American television series

Angel Falls is an American drama television series created by Joyce Eliason, that aired on CBS from August 26 to September 30, 1993.

==Premise==
Rae Dawn Snow moves back to her hometown of Angel Falls in Montana. She meets up with an old flame, while her 16-year-old son becomes involved with his daughter. The show follows the relationship between three families: The Snows, the Larsons and the Harrisons.

==Cast==
- Starring
- James Brolin as Luke Larson
- Kim Cattrall as Genna Harrison
- Chelsea Field as Rae Dawn Snow
- Brian Kerwin as Eli Harrison
- Peggy Lipton as Hadley Larson
- Jeremy London as Sonny Snow
- Cassidy Rae as Molly Harrison
- Robert Rusler as Toby Riopelle
- Jean Simmons as Irene Larson
- Guest starring
- Jimmy Baker as Robbie Larson
- William Frankfather as Sheriff Bailey
- Shirley Knight as Edie Wren Cox
- Ashlee Lauren as Sophie Harrison
- Marley Shelton as Brandi Dare
- Shannon Wilcox as Rowena Dare
- Grace Zabriskie as Cuema

==Episodes==
Only six episodes aired before the show's cancellation:

| No. | Title | Directed by | Written by | Original release date |
| 1 | "Pilot" | Unknown | Joyce Eliason | August 26, 1993 |
Rae Dawn Snow returns to Angel Falls with her teenage son to attend her father's funeral.
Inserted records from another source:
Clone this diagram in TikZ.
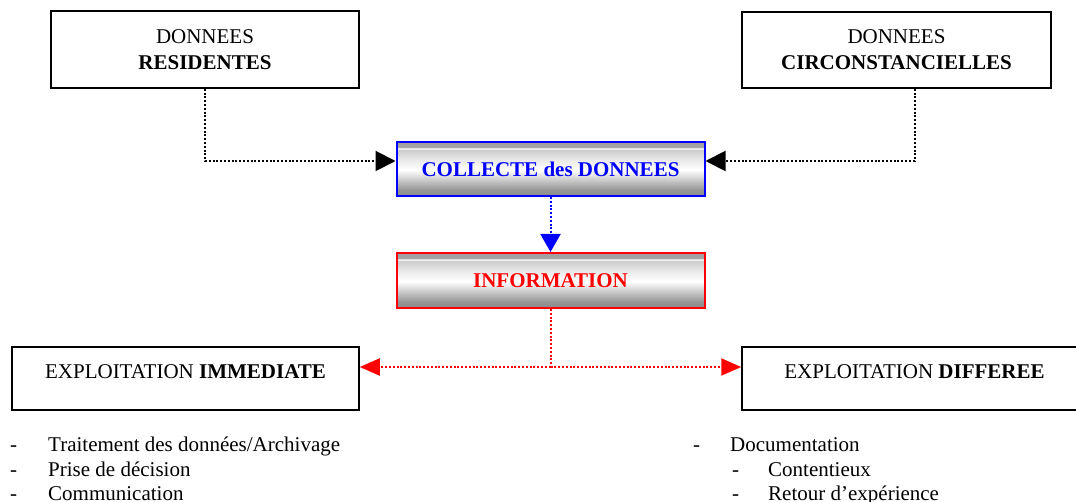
\documentclass[tikz,border=0pt]{standalone}
\usepackage{fontspec}
\setmainfont{Liberation Serif}
\usetikzlibrary{arrows.meta,shadows}

% metallic bar: grey top band, thin highlight, bright middle, darker bottom
\pgfdeclareverticalshading{metalbar}{100bp}{%
  color(0bp)=(black!45); color(25bp)=(black!45); color(30.6bp)=(black!42);
  color(49bp)=(white); color(58bp)=(black!8); color(67.6bp)=(black!20);
  color(69bp)=(white); color(70.4bp)=(black!35); color(75bp)=(black!38);
  color(100bp)=(black!38)}

\tikzset{
  txt/.style={font=\fontsize{21}{26}\selectfont},
  plainbox/.style={txt, draw=black, line width=1.5pt, fill=white, inner sep=0pt,
    drop shadow={shadow xshift=1.2pt, shadow yshift=-1.2pt, fill=black!45, opacity=1}},
  metalbox/.style={txt, shade, shading=metalbar, line width=2pt, inner sep=0pt,
    font=\fontsize{21}{26}\selectfont\bfseries},
  dotline/.style={line width=2pt, dash pattern=on 2pt off 1.8pt},
  blacktip/.style={-{Triangle[length=20pt,width=20pt]}},
  bluetip/.style={-{Triangle[length=18pt,width=20pt]}},
  redtip/.style={-{Triangle[length=20pt,width=17pt]}},
  listitem/.style={txt, anchor=base west, inner sep=0pt},
}

\begin{document}
\begin{tikzpicture}[x=1pt, y=-1pt]
\useasboundingbox (0,0) rectangle (1076,502);

% data sources
\node[plainbox, align=center, minimum width=308pt, minimum height=77pt] (res) at (205,49.5)
  {DONNEES\\\textbf{RESIDENTES}};
\node[plainbox, align=center, minimum width=309pt, minimum height=76pt] (circ) at (896.5,50)
  {DONNEES\\\textbf{CIRCONSTANCIELLES}};

% central chain
\node[metalbox, draw=blue, text=blue, minimum width=308pt, minimum height=54pt] (coll) at (550.5,169)
  {COLLECTE des DONNEES};
\node[metalbox, draw=red, text=red, minimum width=308pt, minimum height=55pt] (info) at (550.5,280.5)
  {INFORMATION};

% exploitation boxes
\node[plainbox, text height=14pt, text depth=13pt, minimum width=347pt, minimum height=63pt] (imm) at (185.5,378.5)
  {EXPLOITATION \textbf{IMMEDIATE}};
\node[plainbox, text height=14pt, text depth=13pt, minimum width=345pt, minimum height=63pt] (diff) at (914.5,378.5)
  {EXPLOITATION \textbf{DIFFEREE}};

% connectors
\draw[dotline, blacktip] (res.south) |- ([yshift=8pt]coll.west);
\draw[dotline, blacktip] ([xshift=18pt]circ.south) |- ([yshift=8pt]coll.east);
\draw[dotline, blue, bluetip] (coll.south) -- (info.north);
\coordinate (split) at (550.5,367);
\draw[dotline, red] (info.south) -- (split);
\draw[dotline, red, redtip] (split) -- (split -| imm.east);
\draw[dotline, red, redtip] (split) -- (split -| diff.west);

% immediate uses
\node[listitem] (d1) at (10,451) {-};
\node[listitem] (i1) at (48,451) {Traitement des données/Archivage};
\node[listitem] (d2) at (10,476) {-};
\node[listitem] (i2) at (48,476) {Prise de décision};
\node[listitem] (d3) at (10,500) {-};
\node[listitem] (i3) at (48,500) {Communication};

% deferred uses
\node[listitem] (e1) at (693,451) {-};
\node[listitem] (j1) at (730,451) {Documentation};
\node[listitem] (e2) at (732,476) {-};
\node[listitem] (j2) at (768,476) {Contentieux};
\node[listitem] (e3) at (732,500) {-};
\node[listitem] (j3) at (768,500) {Retour d’expérience};
\end{tikzpicture}
\end{document}
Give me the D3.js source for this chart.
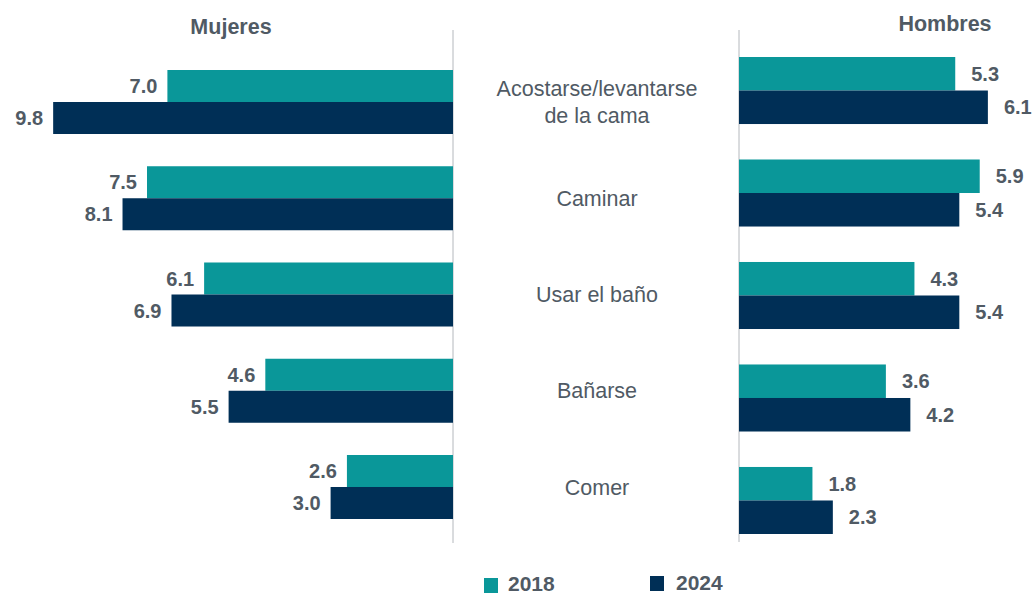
<!DOCTYPE html>
<html>
<head>
<meta charset="utf-8">
<script src="https://cdn.jsdelivr.net/npm/d3@7"></script>
<style>
	body { margin: 0; background: #fff; }
	svg { display: block; font-family: Arial, 'Liberation Sans', sans-serif; }
	.val { font-size: 20px; font-weight: bold; fill: #505a64; }
	.cat { font-size: 21.5px; fill: #505a64; }
	.title { font-size: 21.5px; font-weight: bold; fill: #505a64; }
	.leg { font-size: 21px; font-weight: bold; fill: #505a64; }
</style>
</head>
<body>
<svg></svg>
<script>
const categories = ['Acostarse/levantarse de la cama', 'Caminar', 'Usar el baño', 'Bañarse', 'Comer']
const catLines = [['Acostarse/levantarse', 'de la cama'], ['Caminar'], ['Usar el baño'], ['Bañarse'], ['Comer']]
const years = ['2018', '2024']
const mujeres2018 = [7.0, 7.5, 6.1, 4.6, 2.6]
const mujeres2024 = [9.8, 8.1, 6.9, 5.5, 3.0]
const hombres2018 = [5.3, 5.9, 4.3, 3.6, 1.8]
const hombres2024 = [6.1, 5.4, 5.4, 4.2, 2.3]
const colors = ['#0a9799', '#002f56']

let w = 1034, h = 594
let svg = d3.select('svg').attr('width', w).attr('height', h)

let axL = 453, axR = 739
let pxPerUnit = 40.8

// left panel grows leftward from axL
let xL = d3.scaleLinear().domain([0, 10]).range([axL, axL - 10 * pxPerUnit])
let xR = d3.scaleLinear().domain([0, 10]).range([axR, axR + 10 * pxPerUnit])

let yL = d3.scaleBand().domain(categories).range([70, 519]).paddingInner(0.335).paddingOuter(0)
let yR = d3.scaleBand().domain(categories).range([57, 534]).paddingInner(0.346).paddingOuter(0)
let subL = d3.scaleBand().domain(years).range([0, yL.bandwidth()])
let subR = d3.scaleBand().domain(years).range([0, yR.bandwidth()])

const rows = (a, b) => categories.flatMap((c, i) => [
	{ cat: c, year: '2018', v: a[i] },
	{ cat: c, year: '2024', v: b[i] }
])

let left = rows(mujeres2018, mujeres2024)
let right = rows(hombres2018, hombres2024)

// axis lines
svg.append('line').attr('x1', axL).attr('x2', axL).attr('y1', 30).attr('y2', 543)
	.attr('stroke', '#b4b8bd').attr('stroke-width', 1)
svg.append('line').attr('x1', axR).attr('x2', axR).attr('y1', 30).attr('y2', 542)
	.attr('stroke', '#b4b8bd').attr('stroke-width', 1)

// left bars
svg.append('g').selectAll('rect')
	.data(left).enter()
	.append('rect')
	.attr('x', d => xL(d.v))
	.attr('y', d => yL(d.cat) + subL(d.year))
	.attr('width', d => xL(0) - xL(d.v))
	.attr('height', subL.bandwidth())
	.attr('fill', d => colors[years.indexOf(d.year)])

svg.append('g').selectAll('text')
	.data(left).enter()
	.append('text')
	.classed('val', true)
	.attr('x', d => xL(d.v) - 10)
	.attr('y', d => yL(d.cat) + subL(d.year) + subL.bandwidth() / 2)
	.attr('dy', '0.36em')
	.attr('text-anchor', 'end')
	.text(d => d.v.toFixed(1))

// right bars
svg.append('g').selectAll('rect')
	.data(right).enter()
	.append('rect')
	.attr('x', xR(0))
	.attr('y', d => yR(d.cat) + subR(d.year))
	.attr('width', d => xR(d.v) - xR(0))
	.attr('height', subR.bandwidth())
	.attr('fill', d => colors[years.indexOf(d.year)])

svg.append('g').selectAll('text')
	.data(right).enter()
	.append('text')
	.classed('val', true)
	.attr('x', d => xR(d.v) + 16)
	.attr('y', d => yR(d.cat) + subR(d.year) + subR.bandwidth() / 2)
	.attr('dy', '0.36em')
	.text(d => d.v.toFixed(1))

// category labels in the middle
let cats = svg.append('g').selectAll('text')
	.data(categories).enter()
	.append('text')
	.classed('cat', true)
	.attr('text-anchor', 'middle')
	.attr('x', 597)
	.attr('y', d => yL(d) + yL.bandwidth() / 2)

cats.each(function(d, i) {
	let lines = catLines[i]
	let lh = 27
	let t = d3.select(this)
	lines.forEach((l, j) => {
		t.append('tspan')
		.attr('x', 597)
		.attr('dy', j == 0 ? (0.36 * 21.5 - (lines.length - 1) * lh / 2) + 'px' : lh + 'px')
		.text(l)
	})
})

// titles
svg.append('text').classed('title', true).attr('text-anchor', 'middle')
	.attr('x', 231).attr('y', 34).text('Mujeres')
svg.append('text').classed('title', true).attr('text-anchor', 'middle')
	.attr('x', 945).attr('y', 31).text('Hombres')

// legend
let leg = [{ x: 484, y: 578, ty: 591 }, { x: 650, y: 576, ty: 590 }]
years.forEach((yr, i) => {
	svg.append('rect').attr('x', leg[i].x).attr('y', leg[i].y)
		.attr('width', 14).attr('height', 15).attr('fill', colors[i])
	svg.append('text').classed('leg', true)
		.attr('x', leg[i].x + (i == 0 ? 24 : 26)).attr('y', leg[i].ty).text(yr)
})
</script>
</body>
</html>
Rae inherits her father's poolhall and becomes involved with married rancher Eli. Eli's alcoholic wife feels neglected and turns to the ranch's new hired hand. Luke Larson struggles with his marriage after the death of his son.
| 2 | "Only the Lonely" | Unknown | Unknown | September 2, 1993 |
Someone finds out about the Rae Dawn and Eli's affair. Luke and Hadley's lives are about to turn around, but only for a short while. Sonny dumps Molly for Brandi Dare.
| 3 | "Traps" | Unknown | Unknown | September 9, 1993 |
Hadley tries to hide that she is haunted by the memories of her deceased son. The police are called, when Eli punches someone from the bank. Eli rejects Genna's sexual advances. Brandi tells Molly that she and Sonny had sex.
| 4 | "The Beginning of the End" | Unknown | Unknown | September 16, 1993 |
Luke is taking Hadley to a doctor in Missoula. Genna wants to use her inheritance to save the Harrison ranch. Sonny wants to break up with Brandi and go back to Molly. Sheriff Bailey questions Toby about his past.
| 5 | "Lost Souls" | Jack Bender | Joyce Eliason | September 23, 1993 |
Rae Dawn learns that Genna and Eli are "reconnecting". Brandi claims that Sonny raped her. Hadly disappears. Toby's past is finally revealed.
| 6 | "The Fall from Grace" | Larry Shaw | Joyce Eliason | September 30, 1993 |
Hadley become friends with a pregnant teen. Toby runs away from the police. Rae Dawn reveals a secret about Sonny.